Source data:
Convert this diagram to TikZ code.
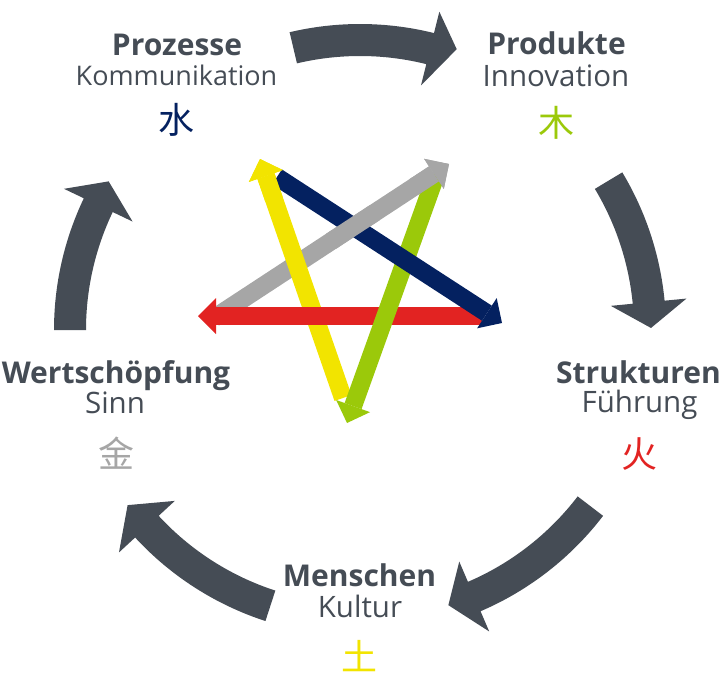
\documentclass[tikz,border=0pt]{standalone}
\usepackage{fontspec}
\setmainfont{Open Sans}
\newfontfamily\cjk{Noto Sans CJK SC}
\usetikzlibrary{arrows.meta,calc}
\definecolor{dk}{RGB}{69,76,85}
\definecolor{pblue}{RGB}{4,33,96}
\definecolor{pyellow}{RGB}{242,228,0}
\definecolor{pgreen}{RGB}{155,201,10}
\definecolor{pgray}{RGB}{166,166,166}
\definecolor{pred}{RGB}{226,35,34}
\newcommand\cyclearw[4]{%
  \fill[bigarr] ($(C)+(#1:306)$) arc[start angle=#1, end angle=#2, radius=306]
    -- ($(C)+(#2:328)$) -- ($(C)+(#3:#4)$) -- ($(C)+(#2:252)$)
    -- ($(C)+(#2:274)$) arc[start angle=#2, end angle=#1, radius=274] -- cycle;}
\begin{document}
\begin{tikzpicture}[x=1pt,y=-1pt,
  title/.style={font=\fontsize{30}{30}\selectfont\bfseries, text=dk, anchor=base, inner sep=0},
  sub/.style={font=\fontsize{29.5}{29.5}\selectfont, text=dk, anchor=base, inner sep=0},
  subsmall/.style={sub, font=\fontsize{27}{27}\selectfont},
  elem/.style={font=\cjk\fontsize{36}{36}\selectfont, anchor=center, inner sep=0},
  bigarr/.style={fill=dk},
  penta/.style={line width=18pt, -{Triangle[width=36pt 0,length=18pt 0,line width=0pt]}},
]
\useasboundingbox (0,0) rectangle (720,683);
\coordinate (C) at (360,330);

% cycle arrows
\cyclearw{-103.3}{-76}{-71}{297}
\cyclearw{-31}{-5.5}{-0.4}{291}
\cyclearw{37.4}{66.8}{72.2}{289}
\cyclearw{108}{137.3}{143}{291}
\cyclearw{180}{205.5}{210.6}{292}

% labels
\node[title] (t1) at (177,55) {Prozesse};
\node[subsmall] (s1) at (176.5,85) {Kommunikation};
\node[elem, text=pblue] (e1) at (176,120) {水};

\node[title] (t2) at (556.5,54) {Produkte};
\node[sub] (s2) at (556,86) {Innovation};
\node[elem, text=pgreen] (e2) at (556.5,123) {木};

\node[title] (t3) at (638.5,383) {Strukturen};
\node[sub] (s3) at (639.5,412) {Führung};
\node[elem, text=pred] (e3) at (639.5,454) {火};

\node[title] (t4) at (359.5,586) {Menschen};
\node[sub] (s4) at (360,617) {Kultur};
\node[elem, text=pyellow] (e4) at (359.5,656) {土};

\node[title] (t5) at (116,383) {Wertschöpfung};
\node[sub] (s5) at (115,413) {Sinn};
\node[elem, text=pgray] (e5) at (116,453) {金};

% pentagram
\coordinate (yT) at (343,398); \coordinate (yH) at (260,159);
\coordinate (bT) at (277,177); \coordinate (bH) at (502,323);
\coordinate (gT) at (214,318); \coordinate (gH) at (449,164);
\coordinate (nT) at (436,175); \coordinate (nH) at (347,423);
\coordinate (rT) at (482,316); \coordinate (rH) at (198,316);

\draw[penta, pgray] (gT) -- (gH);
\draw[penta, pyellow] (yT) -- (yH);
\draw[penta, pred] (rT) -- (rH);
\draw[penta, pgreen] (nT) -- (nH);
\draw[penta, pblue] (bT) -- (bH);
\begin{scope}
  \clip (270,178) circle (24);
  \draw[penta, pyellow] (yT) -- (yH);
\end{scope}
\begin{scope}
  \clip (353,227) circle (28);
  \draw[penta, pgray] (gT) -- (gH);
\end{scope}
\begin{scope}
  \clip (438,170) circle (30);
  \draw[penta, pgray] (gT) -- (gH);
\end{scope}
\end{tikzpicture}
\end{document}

Aim of the exercise:
Could you repeat all of the material exactly? Pictures should not be copied.

The solution:
Convert this diagram to TikZ code.
\documentclass[tikz,border=0pt]{standalone}
\usepackage{fontspec}
\setmainfont{Open Sans}
\newfontfamily\cjk{Noto Sans CJK SC}
\usetikzlibrary{arrows.meta,calc}
\definecolor{dk}{RGB}{69,76,85}
\definecolor{pblue}{RGB}{4,33,96}
\definecolor{pyellow}{RGB}{242,228,0}
\definecolor{pgreen}{RGB}{155,201,10}
\definecolor{pgray}{RGB}{166,166,166}
\definecolor{pred}{RGB}{226,35,34}
\newcommand\cyclearw[4]{%
  \fill[bigarr] ($(C)+(#1:306)$) arc[start angle=#1, end angle=#2, radius=306]
    -- ($(C)+(#2:328)$) -- ($(C)+(#3:#4)$) -- ($(C)+(#2:252)$)
    -- ($(C)+(#2:274)$) arc[start angle=#2, end angle=#1, radius=274] -- cycle;}
\begin{document}
\begin{tikzpicture}[x=1pt,y=-1pt,
  title/.style={font=\fontsize{30}{30}\selectfont\bfseries, text=dk, anchor=base, inner sep=0},
  sub/.style={font=\fontsize{29.5}{29.5}\selectfont, text=dk, anchor=base, inner sep=0},
  subsmall/.style={sub, font=\fontsize{27}{27}\selectfont},
  elem/.style={font=\cjk\fontsize{36}{36}\selectfont, anchor=center, inner sep=0},
  bigarr/.style={fill=dk},
  penta/.style={line width=18pt, -{Triangle[width=36pt 0,length=18pt 0,line width=0pt]}},
]
\useasboundingbox (0,0) rectangle (720,683);
\coordinate (C) at (360,330);

% cycle arrows
\cyclearw{-103.3}{-76}{-71}{297}
\cyclearw{-31}{-5.5}{-0.4}{291}
\cyclearw{37.4}{66.8}{72.2}{289}
\cyclearw{108}{137.3}{143}{291}
\cyclearw{180}{205.5}{210.6}{292}

% labels
\node[title] (t1) at (177,55) {Prozesse};
\node[subsmall] (s1) at (176.5,85) {Kommunikation};
\node[elem, text=pblue] (e1) at (176,120) {水};

\node[title] (t2) at (556.5,54) {Produkte};
\node[sub] (s2) at (556,86) {Innovation};
\node[elem, text=pgreen] (e2) at (556.5,123) {木};

\node[title] (t3) at (638.5,383) {Strukturen};
\node[sub] (s3) at (639.5,412) {Führung};
\node[elem, text=pred] (e3) at (639.5,454) {火};

\node[title] (t4) at (359.5,586) {Menschen};
\node[sub] (s4) at (360,617) {Kultur};
\node[elem, text=pyellow] (e4) at (359.5,656) {土};

\node[title] (t5) at (116,383) {Wertschöpfung};
\node[sub] (s5) at (115,413) {Sinn};
\node[elem, text=pgray] (e5) at (116,453) {金};

% pentagram
\coordinate (yT) at (343,398); \coordinate (yH) at (260,159);
\coordinate (bT) at (277,177); \coordinate (bH) at (502,323);
\coordinate (gT) at (214,318); \coordinate (gH) at (449,164);
\coordinate (nT) at (436,175); \coordinate (nH) at (347,423);
\coordinate (rT) at (482,316); \coordinate (rH) at (198,316);

\draw[penta, pgray] (gT) -- (gH);
\draw[penta, pyellow] (yT) -- (yH);
\draw[penta, pred] (rT) -- (rH);
\draw[penta, pgreen] (nT) -- (nH);
\draw[penta, pblue] (bT) -- (bH);
\begin{scope}
  \clip (270,178) circle (24);
  \draw[penta, pyellow] (yT) -- (yH);
\end{scope}
\begin{scope}
  \clip (353,227) circle (28);
  \draw[penta, pgray] (gT) -- (gH);
\end{scope}
\begin{scope}
  \clip (438,170) circle (30);
  \draw[penta, pgray] (gT) -- (gH);
\end{scope}
\end{tikzpicture}
\end{document}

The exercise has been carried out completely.